Am Ende des Monats haben wir die Mizar eingewintert und so für die kalte
Jahreszeit bereit gemacht. Im nächsten Jahr läuft das Zertifikat für das
Schiff, das ja in Frankreich registriert ist, aus. Wir hatten zwar
versucht, eine Neuzulassung in Holland zu erwirken, wo die Mizar
ursprünglich herkommt, was
aber offensichtlich trotz vielgepriesenen EU-Normierungsbemühungen nicht ganz einfach ist. Weil unser Haus in der Schweiz etwas unerwartet einen neuen Mieter sucht, haben wir das Winterprogramm fürs Erste gestrichen und fuhren, entgegen unserem ursprünglichen Plan, in die Heimat. Wir werden dort einiges zu richten haben, damit wir im nächsten Jahr wieder frei sind für Dinge, die dann unsere Aufmerksamkeit benötigen. Ursprünglich war diese Reise mit Air Berlin geplant gewesen. Die Ereignisse während der letzten Tage hatten es aber angedeutet und der Tag vor unserer Abreise hatte es zur Gewissheit werden lassen: unser Flug hätte ausgerechnet am Tag nach dem Letztflug der zweitgrössten Airline Deutschlands stattgefunden.

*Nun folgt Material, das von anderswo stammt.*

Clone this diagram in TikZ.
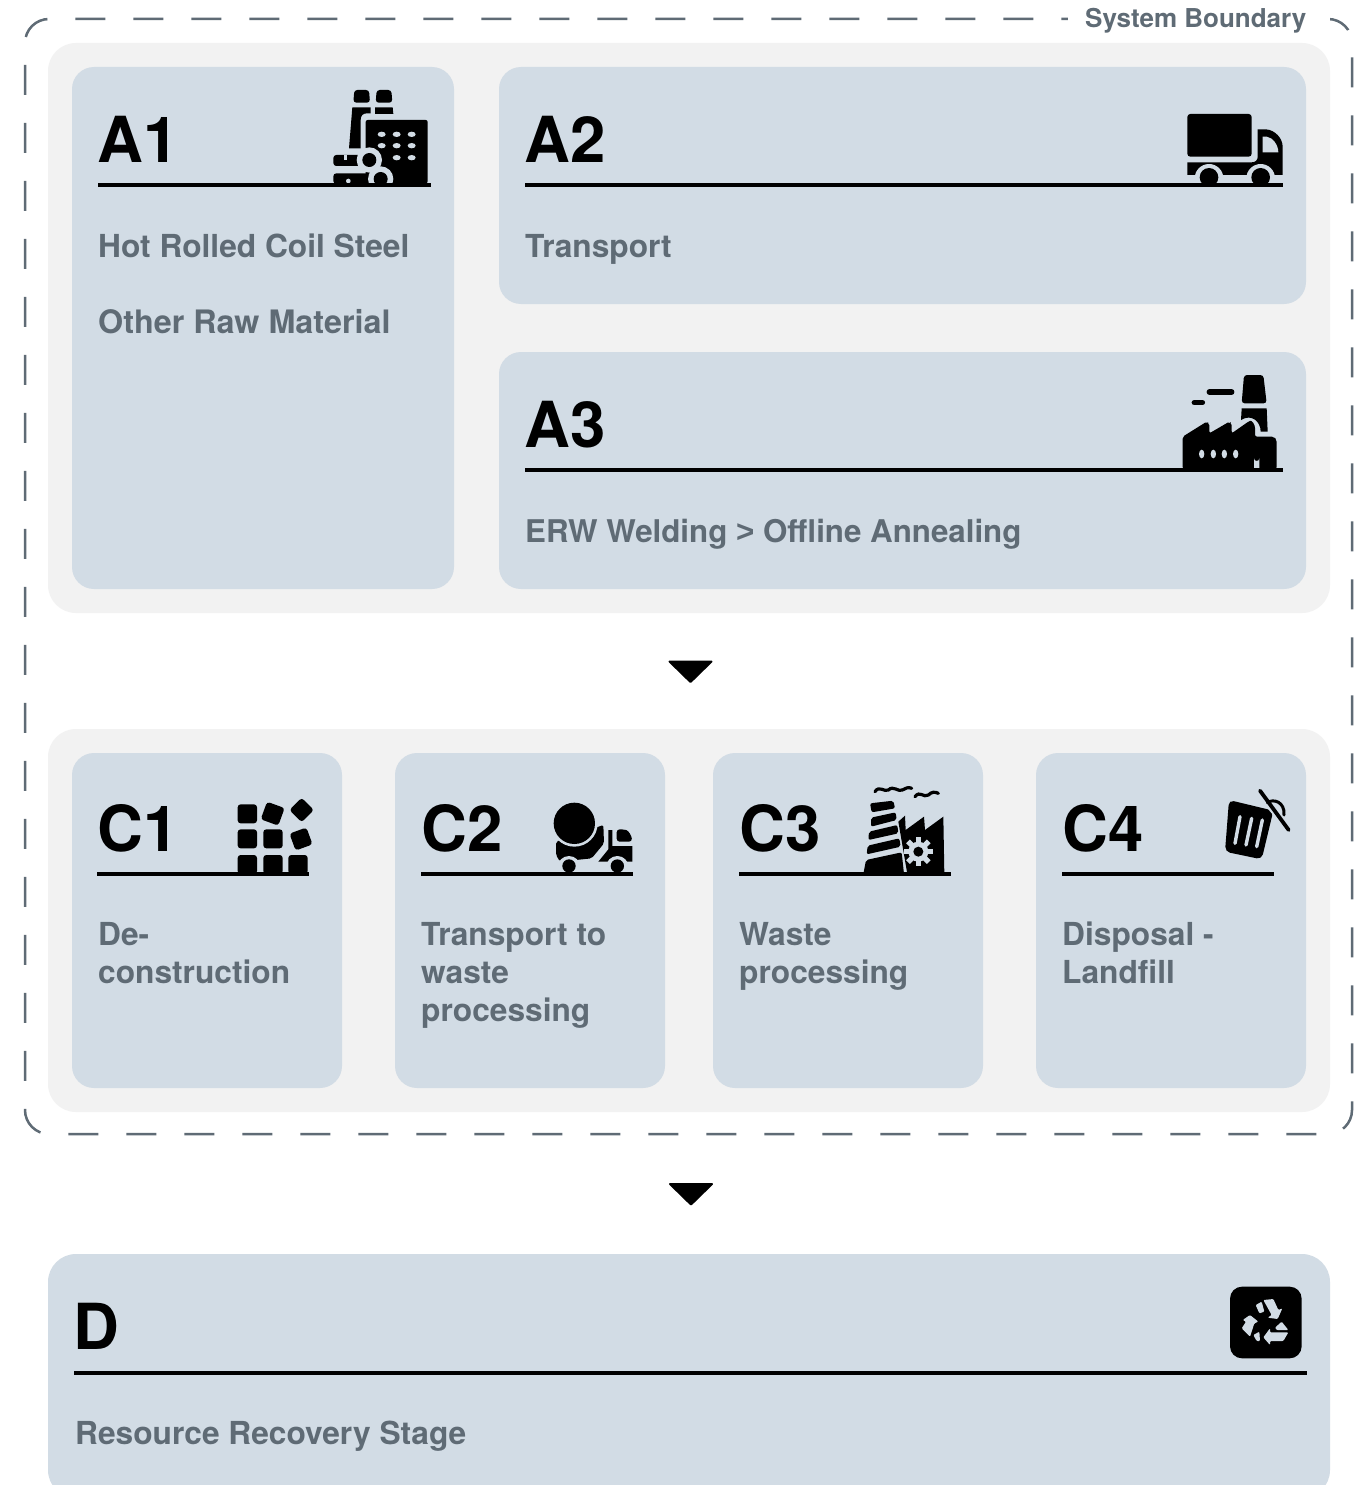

Die Nachrichten während dieser Zeit hatten uns immer wieder an die schwierigen letzten Tage der Swissair erinnert. Die Reaktionen von Angestellten und Fluggästen waren in vielen Punkten vergleichbar. Für uns war der materielle Schaden nicht gewaltig. Wir konnten schnell auf eine Fahrt mit der Bahn umstellen. Obschon diese etwas umständlicher und war und deutlich länger dauerte, sind wir noch am geplanten Tag in der Schweiz angekommen.